Lane, máximo exponente del “luminismo”, representa la tendencia “femenina” y considerada entonces “menor” del paisajismo norteamericano del XIX. La quietud y transparencias cristalinas muestran una naturaleza aparentemente cercana y al tiempo irreal y atemporal.


Albert Bierstadt, Tormenta en las montañas, c. 1870-1880. Óleo sobre lienzo, 96 x 152 cm. Museum of Fine Arts, Boston.
El carácter mágico e inabarcable del Oeste americano fue difundido con éxito por el Bierstadt, quien pretendía poner de manifiesto que las viejas categorías europeas de lo pintoresco y lo sublime resultaban insuficientes en el Nuevo Mundo.

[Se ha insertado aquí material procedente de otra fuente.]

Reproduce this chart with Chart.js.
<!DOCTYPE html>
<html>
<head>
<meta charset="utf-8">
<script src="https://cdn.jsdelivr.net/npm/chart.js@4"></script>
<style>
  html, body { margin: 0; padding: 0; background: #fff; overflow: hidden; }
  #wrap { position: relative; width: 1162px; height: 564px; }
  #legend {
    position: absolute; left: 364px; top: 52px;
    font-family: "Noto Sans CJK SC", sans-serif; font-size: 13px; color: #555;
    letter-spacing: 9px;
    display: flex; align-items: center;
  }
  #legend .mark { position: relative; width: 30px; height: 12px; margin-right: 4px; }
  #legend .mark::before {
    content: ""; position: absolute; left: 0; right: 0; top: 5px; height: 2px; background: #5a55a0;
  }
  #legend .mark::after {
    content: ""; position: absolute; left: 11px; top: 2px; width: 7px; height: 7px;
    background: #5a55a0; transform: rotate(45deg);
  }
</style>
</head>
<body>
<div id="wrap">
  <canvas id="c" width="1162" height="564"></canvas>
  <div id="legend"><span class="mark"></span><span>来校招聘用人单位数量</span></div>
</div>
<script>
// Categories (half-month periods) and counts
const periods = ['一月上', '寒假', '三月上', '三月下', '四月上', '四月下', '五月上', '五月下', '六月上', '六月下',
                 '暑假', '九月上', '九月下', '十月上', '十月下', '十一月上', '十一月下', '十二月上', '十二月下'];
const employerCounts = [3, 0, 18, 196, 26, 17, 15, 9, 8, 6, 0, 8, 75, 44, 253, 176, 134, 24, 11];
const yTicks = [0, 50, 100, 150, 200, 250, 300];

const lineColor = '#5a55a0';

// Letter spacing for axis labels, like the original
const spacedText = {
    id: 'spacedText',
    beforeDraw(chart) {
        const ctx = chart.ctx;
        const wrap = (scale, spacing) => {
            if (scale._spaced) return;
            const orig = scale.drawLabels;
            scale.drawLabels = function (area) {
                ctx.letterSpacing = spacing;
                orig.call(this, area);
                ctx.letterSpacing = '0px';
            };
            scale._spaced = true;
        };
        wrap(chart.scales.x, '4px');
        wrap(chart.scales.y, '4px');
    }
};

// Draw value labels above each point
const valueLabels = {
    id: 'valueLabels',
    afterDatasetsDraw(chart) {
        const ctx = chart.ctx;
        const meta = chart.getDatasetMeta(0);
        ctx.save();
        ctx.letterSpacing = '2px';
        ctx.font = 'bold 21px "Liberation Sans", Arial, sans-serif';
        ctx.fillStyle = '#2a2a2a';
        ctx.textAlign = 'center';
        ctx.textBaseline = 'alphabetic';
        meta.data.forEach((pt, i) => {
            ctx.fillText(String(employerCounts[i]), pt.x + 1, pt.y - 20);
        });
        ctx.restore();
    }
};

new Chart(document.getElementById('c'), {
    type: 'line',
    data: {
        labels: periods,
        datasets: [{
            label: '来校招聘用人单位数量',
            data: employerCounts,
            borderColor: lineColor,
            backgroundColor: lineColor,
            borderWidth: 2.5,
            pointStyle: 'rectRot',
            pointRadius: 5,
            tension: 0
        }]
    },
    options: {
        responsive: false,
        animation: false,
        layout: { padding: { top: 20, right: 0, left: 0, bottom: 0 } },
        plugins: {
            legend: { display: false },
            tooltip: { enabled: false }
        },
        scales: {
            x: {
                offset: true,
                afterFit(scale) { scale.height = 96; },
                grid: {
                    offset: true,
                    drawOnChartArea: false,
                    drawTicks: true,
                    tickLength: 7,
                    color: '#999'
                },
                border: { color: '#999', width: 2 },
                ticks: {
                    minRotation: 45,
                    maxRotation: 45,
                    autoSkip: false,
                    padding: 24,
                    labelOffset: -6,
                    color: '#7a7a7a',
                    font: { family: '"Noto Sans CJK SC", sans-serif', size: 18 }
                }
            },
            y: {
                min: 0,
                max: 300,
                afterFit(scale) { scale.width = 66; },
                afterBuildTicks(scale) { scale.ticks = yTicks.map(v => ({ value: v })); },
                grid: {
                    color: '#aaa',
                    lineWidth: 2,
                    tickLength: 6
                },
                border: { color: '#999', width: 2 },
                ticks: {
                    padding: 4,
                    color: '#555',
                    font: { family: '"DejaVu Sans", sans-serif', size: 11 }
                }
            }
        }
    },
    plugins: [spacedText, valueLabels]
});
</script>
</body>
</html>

Frederic E. Church, Selva tropical, Jamaica, 1865. Óleo sobre papel, 30 x 51 cm. Cooper-Hewitt, National Design Museum, Smithsonian Institution, Nueva York.
Viajero impenitente, siguiendo los pasos de Humboldt de norte a sur del continente americano, el pintor halló en Jamaica su propia terra ignota. Allí cambió su mirada naturalista por una actitud más empática.

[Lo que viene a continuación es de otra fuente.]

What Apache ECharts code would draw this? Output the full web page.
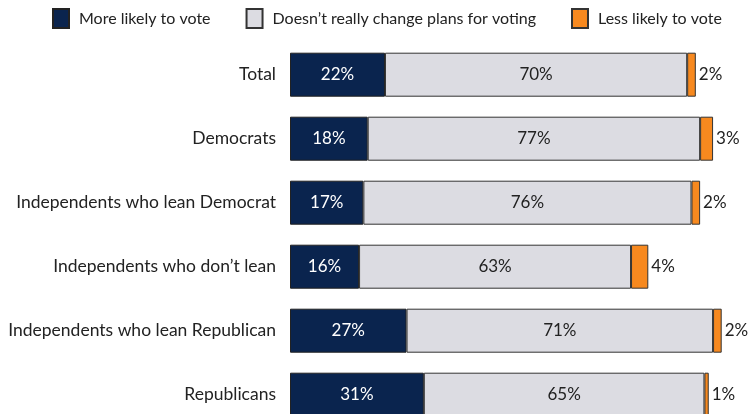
<!DOCTYPE html>
<html><head><meta charset="utf-8">
<script src="https://cdn.jsdelivr.net/npm/echarts@6/dist/echarts.min.js"></script>
<style>html,body{margin:0;padding:0;background:#fff}#c{width:750px;height:414px}</style>
</head><body><div id="c"></div>
<script>
const categories = ["Total","Democrats","Independents who lean Democrat","Independents who don\u2019t lean","Independents who lean Republican","Republicans"];
const moreLikely = [22,18,17,16,27,31];
const noChange = [70,77,76,63,71,65];
const lessLikely = [2,3,2,4,2,1];
const seriesNames = ["More likely to vote","Doesn\u2019t really change plans for voting","Less likely to vote"];

const FONT = "Lato";
const chart = echarts.init(document.getElementById('c'), null, {renderer:'canvas'});
const pct = p => p.value + '%';
chart.setOption({
  animation:false,
  textStyle:{fontFamily:FONT},
  legend:{
    top:8, left:52, padding:0, icon:'rect', itemWidth:16, itemHeight:19, itemGap:35,
    textStyle:{fontFamily:FONT,fontSize:16,color:'#222',padding:[0,0,0,5]},
    data:seriesNames
  },
  grid:{left:290, top:42.7, right:28.3, bottom:-12.7, containLabel:false, outerBoundsMode:'none'},
  xAxis:{type:'value',min:0,max:100,show:false},
  yAxis:{type:'category',data:categories,inverse:true,
    axisLine:{show:false},axisTick:{show:false},
    axisLabel:{fontFamily:FONT,fontSize:17.5,color:'#222',margin:14}},
  series:[
    {name:seriesNames[0],type:'bar',stack:'a',barWidth:44,data:moreLikely,
     itemStyle:{color:'#0a244e',borderColor:'#222',borderWidth:1},
     label:{show:true,position:'inside',formatter:pct,color:'#fff',fontFamily:FONT,fontSize:17}},
    {name:seriesNames[1],type:'bar',stack:'a',barWidth:44,data:noChange,
     itemStyle:{color:'#dcdce2',borderColor:'#333',borderWidth:1},
     label:{show:true,position:'inside',formatter:pct,color:'#222',fontFamily:FONT,fontSize:17}},
    {name:seriesNames[2],type:'bar',stack:'a',barWidth:44,data:lessLikely,
     itemStyle:{color:'#f7891f',borderColor:'#333',borderWidth:1},
     label:{show:true,position:'right',distance:3,formatter:pct,color:'#222',fontFamily:FONT,fontSize:17}}
  ]
});
</script></body></html>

Winslow Homer, El viento del Oeste, 1891. Óleo sobre lienzo, 76 x 112 cm. Addison Gallery of American Art, Massachusetts.
Los viajes de Homer a Europa, en 1866 a la Exposición Universal de París, y en 1882 a Londres, supondrán la confluencia de la pintura de paisaje norteamericana con el posimpresionismo simbolista europeo.

Winslow Homer, Luz de luna, Faro de Wood Island, 1894. Óleo sobre lienzo, 78 x 102 cm. The Metropolitan Museum os Art, Nueva York.
El pintor, residente en la Costa de Maine desde 1883, hizo del mar el tema central de sus obras. Según su primer biógrafo, Homer pintó este cuadro en cuatro o cinco horas, “a la luz de la luna y nunca volvió a retocarlo”.

Winslow Homer, Descenso por los rápidos, Río Saguenay, 1905-1910. Óleo y tiza sobre lienzo, 76 x 122. The Metropolitan Museum of Art, Nueva York.
Aficionado a la pesca, Homer eligió los bosques, lagos y ríos vírgenes de Quebec, Canadá, para sus vacaciones. Entonces tomaba apuntes en acuarela que después trasladaba a sus cuadros. La fuerza de la naturaleza se opone aquí a la heroicidad viril de los exploradores.